The theory is that if there are more females in the class, the maturity level will naturally rise to match the average. Unfortunately, I'm the only female in our course, and I must admit that being surrounded by boys for most of my week only turns me into one of them. In fact, I'm almost positive that some of the things I've got away with saying and doing in class have been solely because I'm female. I had the temporary honour of earning enough manliness equivalent to one testicle, but then had to drop in my pants for dry-cleaning, so I lost my manhood when I turned up to morning parade wearing my skirt. D'oh! But in all honesty, I actually feel more comfortable being a woman amongst men, than I ever did in recruit school living amongst a hive of females.

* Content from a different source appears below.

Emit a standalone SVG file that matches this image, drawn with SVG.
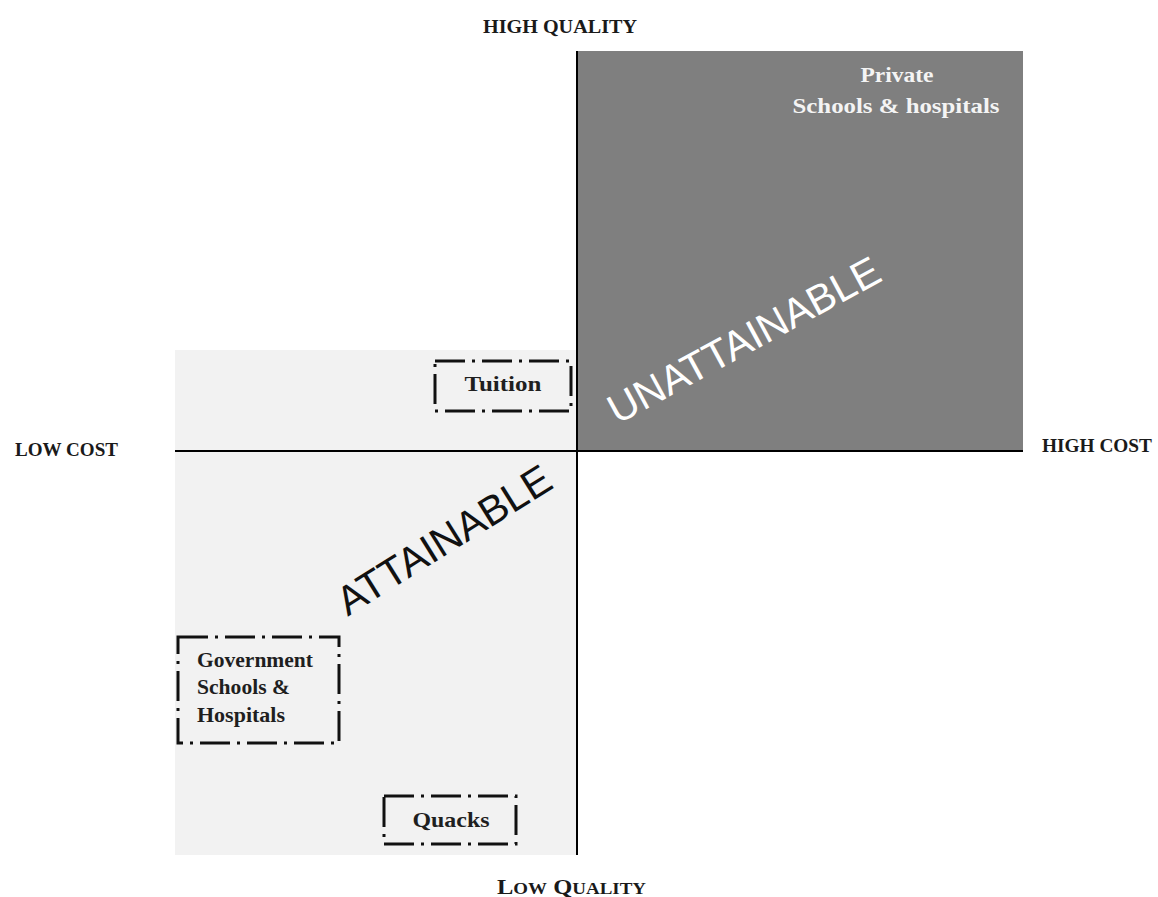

If anything, the thing that most sets me apart in this place is being a RAAFie on a Navy base. Although I'm relatively comfortable with the goings on of my own service, being treated like a recruit (restricted privileges, continued cabin inspections, not knowing yet being expected to know the 'rules') all over again is a bit draining. It's like just when I was fresh from marching out and gaining the rank of Aircraftwoman, it doesn't really count when I have no idea about how the Navy works, and I'm not quite being treated like a person of rank (albeit the lowest).

Thankfully, home isn't too far away. So for the next handful of months it doesn't really matter how gruelling or draining my week may feel, I actually get a chance to blow off steam and temporarily escape le militoire on the weekends, or any other opportunity I'm given. I have rekindled my love for the ordinary, and somewhat romanticise the idea of civiliandom like it's something I'll never have again. As much as I want to go crazy Broadway style on the weekends, I usually just eat, sleep, and hang out with civvies. Nothing newsworthy, but it means the world to me. Maybe I'm having trouble completely letting go of my former life, and it's something I might need to do in order to adequately embrace this new one, but I'm still not sure that I want to live and breathe the military.

Now that I'm at a base where there's internet access, I'll try my best to keep updating! When I get more of a chance to sit down and write something a little more structured, I'll get stuck into my thoughts on boot camp, and military culture, which is one thing that fascinates me about this place, if only from an anthropological amateur's point of view.